All the brouhaha about the Iranian President’s guffaws was not about what he said but rather about his daring to say it. For, the leaders of the Islamic Republic, unlike the rest of the Middle Eastern tinpot-dictator-buffoons, mere muted eunuchs, can still bark outside the tent. Thus, Ahmadinejad could still rehash some mush without feeling the need to clear it first with the gatekeepers of this world. The important question, why, then, such a freewheeling baloney was taken literally, if not seriously, and met with such an exaggerated rapacity that borders on paranoia? Does it matter whether Ahmadinejad recognizes the Holocaust or not? And What Iran has to do with an event that took place more than seven decades ago and thousands of miles away from its borders. Does the rest of the world have the obligation to take literally whatever Europe screeds without any questioning? Was, then, the overreaction merely an emotional burst, by a powerful, upon facing some doubts to his claims? Or, rather was it more a prelude to a well-orchestrated campaign? If the answer is the latter to what and according where is the strategy? Perhaps what has been shown was only a balloon-trial to what’s coming. A tentative strategy must still be in the making and a virtual trap is in the process of being woven together these days. At the expense of speculation, it’s fair to assume that any strategy will have some of these aims to achieve: 1- Induce Iran to accept the West’s undisputed hegemony on the area. 2- Coopt more Arabs of the fact they’ve no other alternatives but to accept what the others decide for them: a life under the shadows - and the dictates- of Israel on side and Iran on the other.
In exchange for Iran’s acceptance of the West’s de facto complete control of the Middle East, some carrots will be thrown toward her.

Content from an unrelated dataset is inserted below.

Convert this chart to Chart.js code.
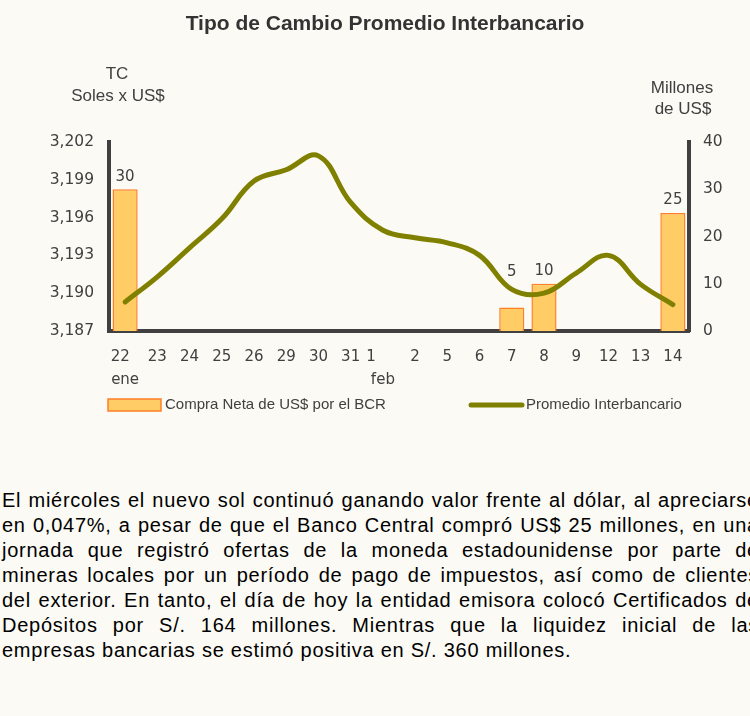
<!DOCTYPE html>
<html>
<head>
<meta charset="utf-8">
<script src="https://cdn.jsdelivr.net/npm/chart.js@4.4.1/dist/chart.umd.min.js"></script>
<style>
  html, body { margin: 0; padding: 0; background: #fbfaf4; width: 750px; height: 716px; overflow: hidden; }
  #wrap { position: relative; width: 750px; height: 716px; }
  #grafico { position: absolute; left: 0; top: 0; }
  #texto { position: absolute; left: 2px; top: 488px; width: 757px; font: 20px "Liberation Sans", Arial, sans-serif; letter-spacing: 0.75px; color: #000; line-height: 25px; }
  #texto div { white-space: nowrap; text-align: justify; text-align-last: justify; }
  #texto div.ultima { text-align-last: left; }
</style>
</head>
<body>
<div id="wrap">
  <canvas id="grafico" width="750" height="430"></canvas>
  <div id="texto">
    <div>El miércoles el nuevo sol continuó ganando valor frente al dólar, al apreciarse</div>
    <div>en 0,047%, a pesar de que el Banco Central compró US$ 25 millones, en una</div>
    <div>jornada que registró ofertas de la moneda estadounidense por parte de</div>
    <div>mineras locales por un período de pago de impuestos, así como de clientes</div>
    <div>del exterior. En tanto, el día de hoy la entidad emisora colocó Certificados de</div>
    <div>Depósitos por S/. 164 millones. Mientras que la liquidez inicial de las</div>
    <div class="ultima">empresas bancarias se estimó positiva en S/. 360 millones.</div>
  </div>
</div>
<script>
// Fechas (ene / feb)
const fechas = [['22  ', 'ene'], '23', '24', '25', '26', '29', '30', '31', ['1     ', 'feb'], '2', '5', '6', '7', '8', '9', '12', '13', '14'];

// Compra neta de US$ por el BCR (millones)
const compraBCR = [30, null, null, null, null, null, null, null, null, null, null, null, 5, 10, null, null, null, 25];

// Tipo de cambio promedio interbancario (S/. x US$)
const promedio = [3.1893, 3.1913, 3.1936, 3.1959, 3.1989, 3.1998, 3.2009, 3.1972, 3.1950, 3.1944, 3.1940, 3.1930,
                  3.1903, 3.1900, 3.1916, 3.1930, 3.1907, 3.1891];

const ticksTC = [3.187, 3.190, 3.193, 3.196, 3.199, 3.202];
const ticksMillones = [0, 10, 20, 30, 40];

const gris = '#404040';
const fuenteTicks = { family: '"DejaVu Sans", Verdana, sans-serif', size: 15 };

// titulo, titulos de ejes, etiquetas de barras y leyenda
const extras = {
  id: 'extras',
  afterDatasetsDraw(chart) {
    const ctx = chart.ctx;
    const barras = chart.getDatasetMeta(0).data;
    const linea = chart.getDatasetMeta(1).data;
    ctx.save();
    ctx.font = '15px "DejaVu Sans", Verdana, sans-serif';
    ctx.fillStyle = gris;
    ctx.textAlign = 'center';
    ctx.textBaseline = 'bottom';
    barras.forEach((bar, i) => {
      if (compraBCR[i] == null) return;
      // si la linea pasa por encima de la barra, subir la etiqueta
      const y = Math.min(bar.y - 5, linea[i].y - 10);
      ctx.fillText(String(compraBCR[i]), bar.x, y);
    });
    ctx.restore();
  },
  afterDraw(chart) {
    const ctx = chart.ctx;
    ctx.save();
    ctx.textAlign = 'center';
    ctx.textBaseline = 'middle';

    ctx.fillStyle = '#333';
    ctx.font = 'bold 21px "Liberation Sans", Arial, sans-serif';
    ctx.fillText('Tipo de Cambio Promedio Interbancario', 385, 24);

    ctx.fillStyle = gris;
    ctx.font = '17px "Liberation Sans", Arial, sans-serif';
    ctx.fillText('TC', 117, 74);
    ctx.fillText('Soles x US$', 118, 96);
    ctx.fillText('Millones', 682, 88);
    ctx.fillText('de US$', 683, 109);

    // leyenda
    const ly = 405;
    ctx.fillStyle = '#ffcc66';
    ctx.fillRect(108, ly - 6, 53, 12);
    ctx.strokeStyle = '#ff7f27';
    ctx.lineWidth = 1.5;
    ctx.strokeRect(108, ly - 6, 53, 12);

    ctx.strokeStyle = '#808000';
    ctx.lineWidth = 5;
    ctx.lineCap = 'round';
    ctx.beginPath();
    ctx.moveTo(471, ly);
    ctx.lineTo(522, ly);
    ctx.stroke();

    ctx.fillStyle = gris;
    ctx.textAlign = 'left';
    ctx.font = '15px "Liberation Sans", Arial, sans-serif';
    ctx.fillText('Compra Neta de US$ por el BCR', 165, ly);
    ctx.fillText('Promedio Interbancario', 526, ly);
    ctx.restore();
  }
};

new Chart(document.getElementById('grafico'), {
  data: {
    labels: fechas,
    datasets: [
      {
        type: 'bar',
        label: 'Compra Neta de US$ por el BCR',
        data: compraBCR,
        yAxisID: 'y2',
        backgroundColor: '#ffcc66',
        borderColor: '#ff7f27',
        borderWidth: 1.5,
        barPercentage: 0.78,
        categoryPercentage: 1,
        order: 2
      },
      {
        type: 'line',
        label: 'Promedio Interbancario',
        data: promedio,
        yAxisID: 'y',
        borderColor: '#808000',
        borderWidth: 5,
        tension: 0.4,
        pointRadius: 0,
        borderCapStyle: 'round',
        order: 1
      }
    ]
  },
  options: {
    responsive: false,
    animation: false,
    events: [],
    layout: { padding: { top: 142, left: 0, right: 0, bottom: 0 } },
    plugins: { legend: { display: false }, title: { display: false }, tooltip: { enabled: false } },
    scales: {
      x: {
        offset: true,
        grid: { display: false, drawTicks: false },
        border: { color: gris, width: 4 },
        ticks: { color: gris, font: { ...fuenteTicks, lineHeight: 1.5 }, padding: 15, maxRotation: 0, autoSkip: false },
        afterFit(scale) { scale.height = 99; }
      },
      y: {
        position: 'left',
        min: 3.187,
        max: 3.202,
        grid: { display: false, drawTicks: false },
        border: { color: gris, width: 4 },
        ticks: { color: gris, font: { ...fuenteTicks, size: 15.5 }, padding: 15, callback: v => v.toFixed(3).replace('.', ',') },
        afterBuildTicks(scale) { scale.ticks = ticksTC.map(v => ({ value: v })); },
        afterFit(scale) { scale.width = 109; }
      },
      y2: {
        position: 'right',
        min: 0,
        max: 40,
        grid: { display: false, drawTicks: false },
        border: { color: gris, width: 4 },
        ticks: { color: gris, font: { ...fuenteTicks, size: 15.5 }, padding: 14 },
        afterBuildTicks(scale) { scale.ticks = ticksMillones.map(v => ({ value: v })); },
        afterFit(scale) { scale.width = 61; }
      }
    }
  },
  plugins: [extras]
});
</script>
</body>
</html>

The West is ready to offer Iran some role, a conditional seat (as a junior) at the table for issues of Middle Eastern concern. Moreover some offers are of immediate benefits, as for example, the scaling back of the embargoes and the easing of Iran to integrate into the world system. Of course there’re no carrots without sticks. The stick side is to squeeze further Iran and to hem her inside its own box until it can no longer take it. History has shown embargoes, boycottage, harassment, etc. worked in the long-run. The defunct Soviet Union, China, Libya, South Africa, etc. had all buckled under the pressures brought about by the West’s crusades.

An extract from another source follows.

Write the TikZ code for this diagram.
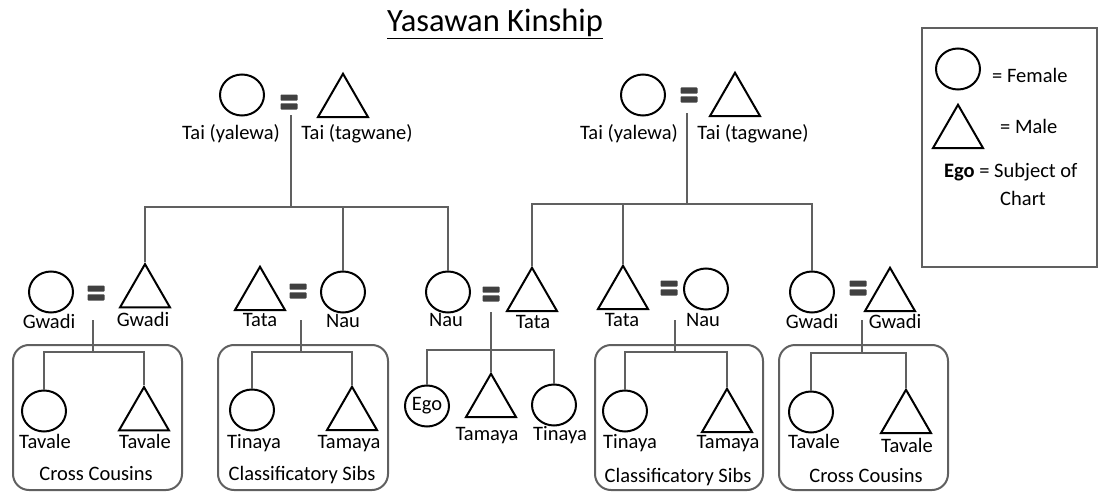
\documentclass[tikz,border=0pt]{standalone}
\usepackage{fontspec}
\setmainfont{Carlito}
\usetikzlibrary{shapes.geometric}
\definecolor{connc}{HTML}{606060}
\definecolor{eqc}{HTML}{404040}
\begin{document}
\begin{tikzpicture}[x=1pt,y=-1pt,
  fem/.style={ellipse, draw=black, line width=2pt, minimum width=44pt, minimum height=41pt, inner sep=0pt},
  mal/.style={regular polygon, regular polygon sides=3, draw=black, line width=2pt, minimum size=57.7pt, inner sep=0pt},
  eqsign/.style={rectangle, minimum width=17pt, minimum height=15pt, inner sep=0pt,
    path picture={
      \fill[eqc, rounded corners=0.8pt] (path picture bounding box.north west) rectangle ([yshift=-6.2pt]path picture bounding box.north east);
      \fill[eqc, rounded corners=0.8pt] ([yshift=6.2pt]path picture bounding box.south west) rectangle (path picture bounding box.south east);}},
  lbl/.style={font=\fontsize{20.5}{23}\selectfont, inner sep=0pt, text height=14.5pt, text depth=3.5pt},
  conn/.style={draw=connc, line width=2pt},
  grpbox/.style={draw=connc, line width=2pt, rounded corners=16pt},
  legbox/.style={draw=connc, line width=1.2pt}
]
\useasboundingbox (0,0) rectangle (1098,495);

% title
\node[font=\fontsize{32.5}{36}\selectfont, inner sep=0pt, anchor=base] (title) at (495,32) {\underline{Yasawan Kinship}};

% ---------- top generation ----------
\node[fem] (tlf) at (242,95) {};
\node[eqsign] (tleq) at (289,102) {};
\node[mal] (tlm) at (343,102.6) {};
\node[lbl] (tlfl) at (231,134) {Tai (yalewa)};
\node[lbl] (tlml) at (357,134) {Tai (tagwane)};

\node[fem] (trf) at (643,95) {};
\node[eqsign] (treq) at (689,95) {};
\node[mal] (trm) at (735,101.6) {};
\node[lbl] (trfl) at (629,134) {Tai (yalewa)};
\node[lbl] (trml) at (753,134) {Tai (tagwane)};

% ---------- middle generation ----------
% family 1
\node[fem] (f1) at (51,292) {};
\node[eqsign] (eq1) at (96,293) {};
\node[mal] (m1) at (145,293) {};
\node[lbl] (f1l) at (49,323) {Gwadi};
\node[lbl] (m1l) at (143,321) {Gwadi};
% family 2
\node[mal] (m2) at (260,295.6) {};
\node[eqsign] (eq2) at (298,291) {};
\node[fem] (f2) at (343,292) {};
\node[lbl] (m2l) at (260,321) {Tata};
\node[lbl] (f2l) at (343,322) {Nau};
% family 3 (ego's parents)
\node[fem] (f3) at (448,292) {};
\node[eqsign] (eq3) at (491,294) {};
\node[mal] (m3) at (532,296.6) {};
\node[lbl] (f3l) at (446,321) {Nau};
\node[lbl] (m3l) at (533,323) {Tata};
% family 4
\node[mal] (m4) at (623,294.6) {};
\node[eqsign] (eq4) at (669,288) {};
\node[fem] (f4) at (706,289) {};
\node[lbl] (m4l) at (622,321) {Tata};
\node[lbl] (f4l) at (703,321) {Nau};
% family 5
\node[fem] (f5) at (812,292) {};
\node[eqsign] (eq5) at (858,288) {};
\node[mal] (m5) at (890,296.6) {};
\node[lbl] (f5l) at (812,323) {Gwadi};
\node[lbl] (m5l) at (895,323) {Gwadi};

% ---------- children ----------
\draw[grpbox] (13,345) rectangle (182,490);
\node[fem] (c1f) at (44,411) {};
\node[mal] (c1m) at (144,416) {};
\node[lbl] (c1fl) at (45,443) {Tavale};
\node[lbl] (c1ml) at (145,443) {Tavale};
\node[lbl] (g1) at (96,475) {Cross Cousins};

\draw[grpbox] (218,345) rectangle (388,490);
\node[fem] (c2f) at (252,410) {};
\node[mal] (c2m) at (352,415.6) {};
\node[lbl] (c2fl) at (254,443) {Tinaya};
\node[lbl] (c2ml) at (349,443) {Tamaya};
\node[lbl] (g2) at (302,475) {Classificatory Sibs};

\node[fem, font=\fontsize{20.5}{23}\selectfont] (ego) at (427,406) {Ego};
\node[mal] (c3m) at (491,402.6) {};
\node[fem] (c3f) at (554,405) {};
\node[lbl] (c3ml) at (487,435) {Tamaya};
\node[lbl] (c3fl) at (560,435) {Tinaya};

\draw[grpbox] (595,345) rectangle (763,490);
\node[fem] (c4f) at (625,411) {};
\node[mal] (c4m) at (727,417.6) {};
\node[lbl] (c4fl) at (630,443) {Tinaya};
\node[lbl] (c4ml) at (728,443) {Tamaya};
\node[lbl] (g4) at (678,477) {Classificatory Sibs};

\draw[grpbox] (779,345) rectangle (948,490);
\node[fem] (c5f) at (811,412) {};
\node[mal] (c5m) at (906,418.6) {};
\node[lbl] (c5fl) at (814,443) {Tavale};
\node[lbl] (c5ml) at (907,447) {Tavale};
\node[lbl] (g5) at (866,477) {Cross Cousins};

% ---------- connectors ----------
\coordinate (cL) at (291,115);
\coordinate (bL) at (291,207);
\draw[conn] (cL) -- (bL);
\draw[conn] (m1.corner 1) |- (bL);
\draw[conn] (bL) -| (f3.north);
\draw[conn] (f2.north) -- (f2.north |- bL);

\coordinate (cR) at (687,113);
\coordinate (bR) at (687,204);
\draw[conn] (cR) -- (bR);
\draw[conn] (m3.corner 1) |- (bR);
\draw[conn] (bR) -| (f5.north);
\draw[conn] (m4.corner 1) -- (m4.corner 1 |- bR);

\coordinate (k1) at (93,320);
\coordinate (kb1) at (93,352);
\draw[conn] (k1) -- (kb1);
\draw[conn] (c1f.north) |- (kb1) -| (c1m.corner 1);

\coordinate (k2) at (301,320);
\coordinate (kb2) at (301,352);
\draw[conn] (k2) -- (kb2);
\draw[conn] (c2f.north) |- (kb2) -| (c2m.corner 1);

\coordinate (k3) at (491,312);
\coordinate (kb3) at (491,350);
\draw[conn] (k3) -- (c3m.corner 1);
\draw[conn] (ego.north) |- (kb3) -| (c3f.north);

\coordinate (k4) at (675,320);
\coordinate (kb4) at (675,352);
\draw[conn] (k4) -- (kb4);
\draw[conn] (c4f.north) |- (kb4) -| (c4m.corner 1);

\coordinate (k5) at (862,320);
\coordinate (kb5) at (862,353);
\draw[conn] (k5) -- (kb5);
\draw[conn] (c5f.north) |- (kb5) -| (c5m.corner 1);

% ---------- legend ----------
\draw[legbox] (922,28) rectangle (1097,267);
\node[fem] (lf) at (958,69) {};
\node[mal] (lm) at (958,133.6) {};
\node[lbl, anchor=west] (lfl) at (992,77) {= Female};
\node[lbl, anchor=west] (lml) at (1000,128) {= Male};
\node[lbl, anchor=west] (lel) at (944,172) {\textbf{Ego} = Subject of};
\node[lbl] (lcl) at (1023,200) {Chart};
\end{tikzpicture}
\end{document}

All the assumptions, so far, seem to be based on the premise Iran will be no different from many others before her. The Iranian regime will, though wishy-washy, mollify its stands when they’ll realize the package of benefits they may reap. They’ve shown some willingness to change their behavior. The mixed signals, according to some, may indicate some rationality started to seep into the regime’s inner sanctuaries and interstices. The upshot and the hoped for scenario would be Iran will seize the opportunity of the offering and reverts back to what it was during the Shah. Though this vision is not without some plausibility, it remains to be seen if current trends wouldn’t make it more difficult for Iran to become once again a puppet and a lackey of the West. Though Iran’s history, spotty in some sense, had a strong sense of identity. Independence and nationalism, rather than Faith, seem to drive its pursuits. Add to these the fact that Iran’s today is caught between a rock and hard surfaces. It perceives enemies from all sides. Thus, at this juncture, all indications point to an Iran that wants to be left to play its own game, not merely joining others’ game or assuming a subordinate role as that of a local watchdog.

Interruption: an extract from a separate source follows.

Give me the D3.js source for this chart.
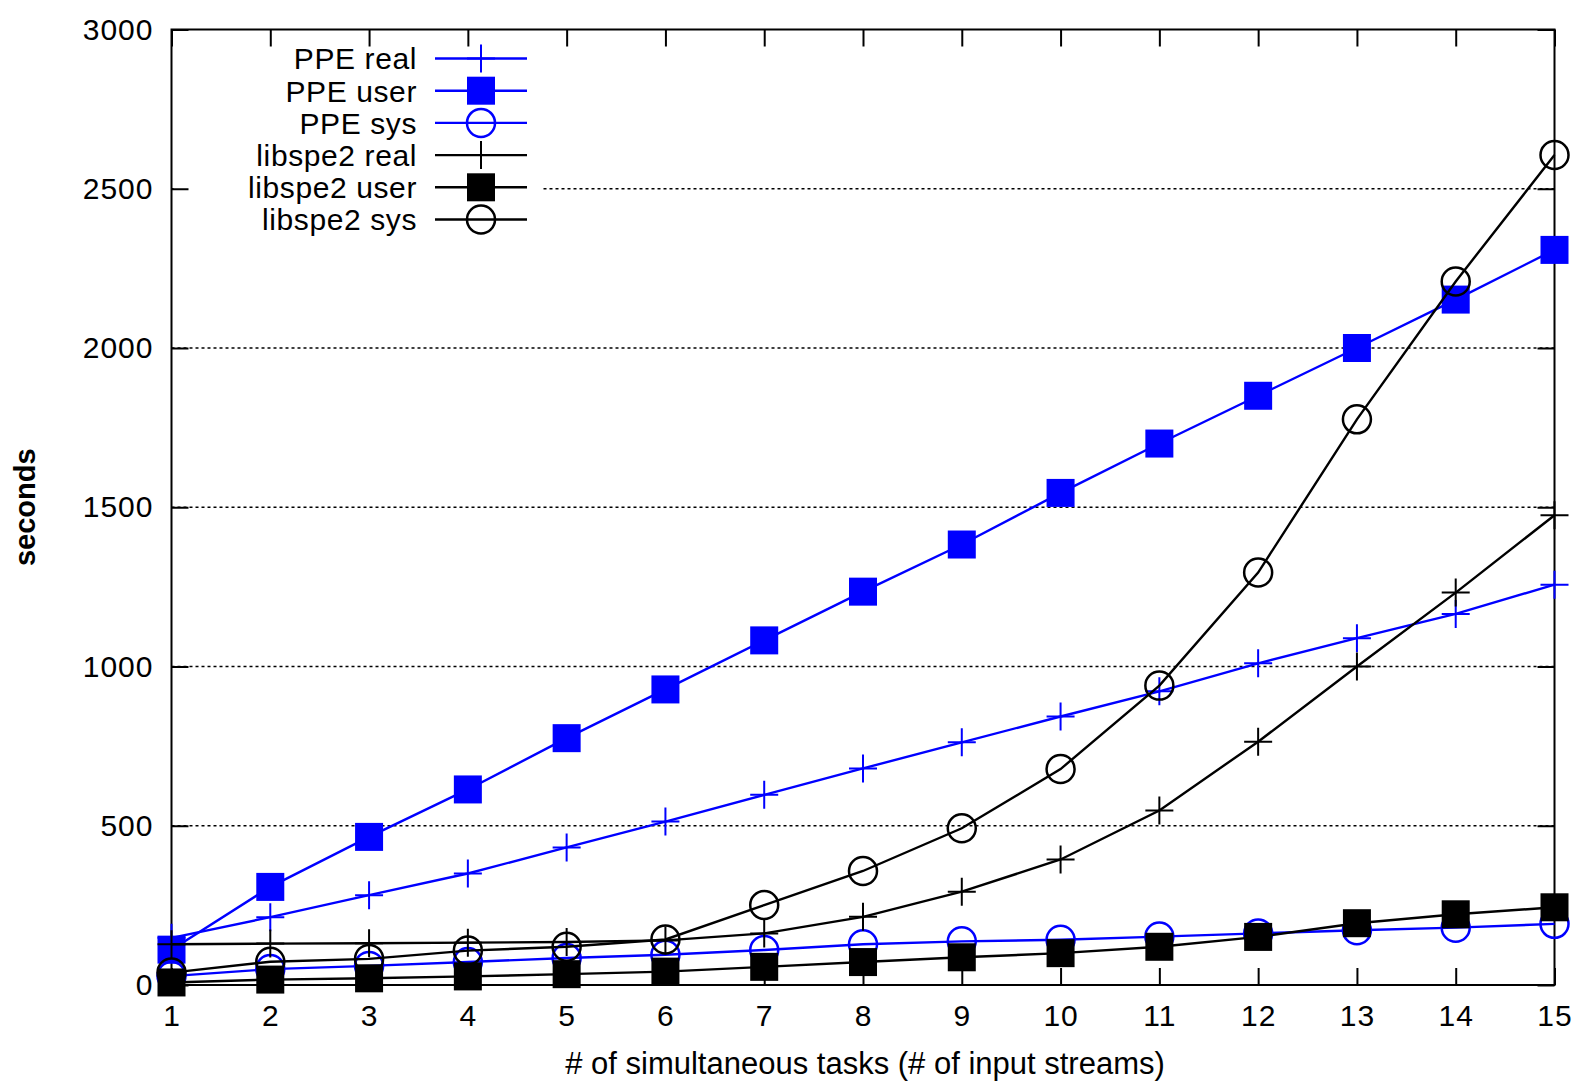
<!DOCTYPE html>
<html>
<head>
<meta charset="utf-8">
<script src="https://cdn.jsdelivr.net/npm/d3@7"></script>
<style>
  html, body { margin: 0; padding: 0; background: #fff; }
  svg { display: block; }
  text { font-family: "Liberation Sans", Arial, Helvetica, sans-serif; fill: #000; }
</style>
</head>
<body>
<svg id="chart" width="1581" height="1082"></svg>
<script>
// ---- data ----
const tasks = [1, 2, 3, 4, 5, 6, 7, 8, 9, 10, 11, 12, 13, 14, 15];
const ppeReal  = [148, 213, 282, 350, 432, 513, 597, 680, 762, 843, 922, 1010, 1089, 1165, 1257];
const ppeUser  = [111, 308, 465, 614, 775, 928, 1082, 1235, 1383, 1545, 1700, 1850, 2000, 2152, 2308];
const ppeSys   = [28, 50, 60, 72, 85, 95, 110, 128, 137, 142, 152, 162, 172, 180, 192];
const speReal  = [128, 130, 131, 133, 135, 140, 162, 214, 293, 394, 548, 764, 1000, 1232, 1475];
const speUser  = [8, 17, 21, 27, 34, 42, 57, 72, 87, 100, 120, 151, 194, 222, 244];
const speSys   = [39, 73, 82, 108, 120, 143, 251, 358, 492, 678, 940, 1295, 1776, 2209, 2606];
const seriesNames = ["PPE real", "PPE user", "PPE sys", "libspe2 real", "libspe2 user", "libspe2 sys"];
const seriesColors = ["#0000ff", "#0000ff", "#0000ff", "#000000", "#000000", "#000000"];
const seriesMarkers = ["plus", "square", "circle", "plus", "square", "circle"];
const yTicks = [0, 500, 1000, 1500, 2000, 2500, 3000];
const gridTicks = [500, 1000, 1500, 2000, 2500];
const xLabel = "# of simultaneous tasks (# of input streams)";
const yLabel = "seconds";

const seriesValues = [ppeReal, ppeUser, ppeSys, speReal, speUser, speSys];

// ---- layout ----
const L = 171.5, R = 1554.5, T = 29.5, B = 985;
const svg = d3.select("#chart");
const x = d3.scaleLinear().domain([1, 15]).range([L, R]);
const y = d3.scaleLinear().domain([0, 3000]).range([B, T]);

const FONT = 30;
const MS = 14; // marker half-size

// grid
svg.append("g").selectAll("line").data(gridTicks).join("line")
  .attr("x1", L).attr("x2", R)
  .attr("y1", d => y(d)).attr("y2", d => y(d))
  .attr("stroke", "#000").attr("stroke-width", 1.5)
  .attr("stroke-dasharray", "3,3");

// legend background (erases grid)
svg.append("rect").attr("x", L + 2).attr("y", T + 2).attr("width", 542 - L - 2).attr("height", 238 - T)
  .attr("fill", "#fff");

// axes using d3 axis generators (ticks inside, mirrored)
const tickLen = 17;
const yAxisL = d3.axisLeft(y).tickValues(yTicks).tickSize(-tickLen).tickPadding(18).tickFormat(d3.format("d"));
const yAxisR = d3.axisRight(y).tickValues(yTicks).tickSize(-tickLen).tickFormat("");
const xAxisB = d3.axisBottom(x).tickValues(tasks).tickSize(-tickLen).tickPadding(41).tickFormat(d3.format("d"));
const xAxisT = d3.axisTop(x).tickValues(tasks).tickSize(-tickLen).tickFormat("");

function styleAxis(g) {
  g.select(".domain").remove();
  g.selectAll(".tick line").attr("stroke", "#000").attr("stroke-width", 2);
  g.selectAll(".tick text").attr("font-size", FONT).attr("fill", "#000")
    .attr("font-family", '"Liberation Sans", Arial, sans-serif').attr("letter-spacing", 1);
}
svg.append("g").attr("transform", `translate(${L},0)`).call(yAxisL).call(styleAxis);
svg.append("g").attr("transform", `translate(${R},0)`).call(yAxisR).call(styleAxis);
svg.append("g").attr("transform", `translate(0,${B})`).call(xAxisB).call(styleAxis)
  .selectAll(".tick text").attr("dy", "0");
svg.append("g").attr("transform", `translate(0,${T})`).call(xAxisT).call(styleAxis);

// border
svg.append("rect").attr("x", L).attr("y", T).attr("width", R - L).attr("height", B - T)
  .attr("fill", "none").attr("stroke", "#000").attr("stroke-width", 2);

// axis titles
svg.append("text").attr("x", (L + R) / 2 + 2).attr("y", 1074)
  .attr("text-anchor", "middle").attr("font-size", 31).text(xLabel);
svg.append("text").attr("transform", `translate(35,${(T + B) / 2}) rotate(-90)`)
  .attr("text-anchor", "middle").attr("font-size", 29).attr("font-weight", "bold").text(yLabel);

// marker drawing
function drawMarker(g, type, cx, cy, color) {
  if (type === "plus") {
    g.append("path").attr("d", `M${cx - MS},${cy}H${cx + MS}M${cx},${cy - MS}V${cy + MS}`)
      .attr("stroke", color).attr("stroke-width", 2).attr("fill", "none");
  } else if (type === "square") {
    g.append("rect").attr("x", cx - MS).attr("y", cy - MS).attr("width", 2 * MS).attr("height", 2 * MS)
      .attr("fill", color);
  } else {
    g.append("circle").attr("cx", cx).attr("cy", cy).attr("r", MS)
      .attr("fill", "none").attr("stroke", color).attr("stroke-width", 2.5);
  }
}

// series
const line = d3.line().x(d => x(d[0])).y(d => y(d[1]));
seriesValues.forEach((vals, i) => {
  const g = svg.append("g");
  const pts = tasks.map((t, j) => [t, vals[j]]);
  g.append("path").attr("d", line(pts)).attr("fill", "none")
    .attr("stroke", seriesColors[i]).attr("stroke-width", 2.4);
  pts.forEach(p => drawMarker(g, seriesMarkers[i], x(p[0]), y(p[1]), seriesColors[i]));
});

// legend
const legTextX = 417, legLine0 = 435, legLine1 = 527, legMark = 481;
const legY0 = 58.5, legDY = 32.2;
seriesNames.forEach((name, i) => {
  const g = svg.append("g");
  const cy = legY0 + i * legDY;
  g.append("text").attr("x", legTextX).attr("y", cy).attr("dy", "0.36em")
    .attr("text-anchor", "end").attr("font-size", FONT).attr("letter-spacing", 0.6).text(name);
  g.append("line").attr("x1", legLine0).attr("x2", legLine1).attr("y1", cy).attr("y2", cy)
    .attr("stroke", seriesColors[i]).attr("stroke-width", 2.4);
  drawMarker(g, seriesMarkers[i], legMark, cy, seriesColors[i]);
});
</script>
</body>
</html>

Iran’s political system has more clarity and stability than any in the Middle East. While the internal policy tends toward consolidating the regime’s grip on power, its foreign policy tends thus toward achieving what are perceived to be Iranian national interests in the long-run. The regime is fully aware to what had happened to its neighbors’ regimes in Iraq and Afghanistan; to tone down its challenge the West before having realized a backup deterrent to resort to if and when was called to rise to the occasion. Thus belt-tighting and nuclearization go hand in hand in setting Iran’s policies. Hence a set of questions that need to be addressed before coming to grips of what Iran will do. In the first place, will Iran be coopted into the new/old role? Will the West’s hosannas -as singing praises of the ‘Great Persian Civilization’- be enough to induce Iran to resume a subservient role? Is Iran ready to change its course and forgo whatever objectives it’s in mind in exchange for some temporary reliefs? Is the Islamic Republic ready to slough its ‘erratic behavior,’ shed the mantle of ‘Revolution,’ and resume the behavior of a client-state, albeit of contained status which will make her closer to a banana republic than a modern state?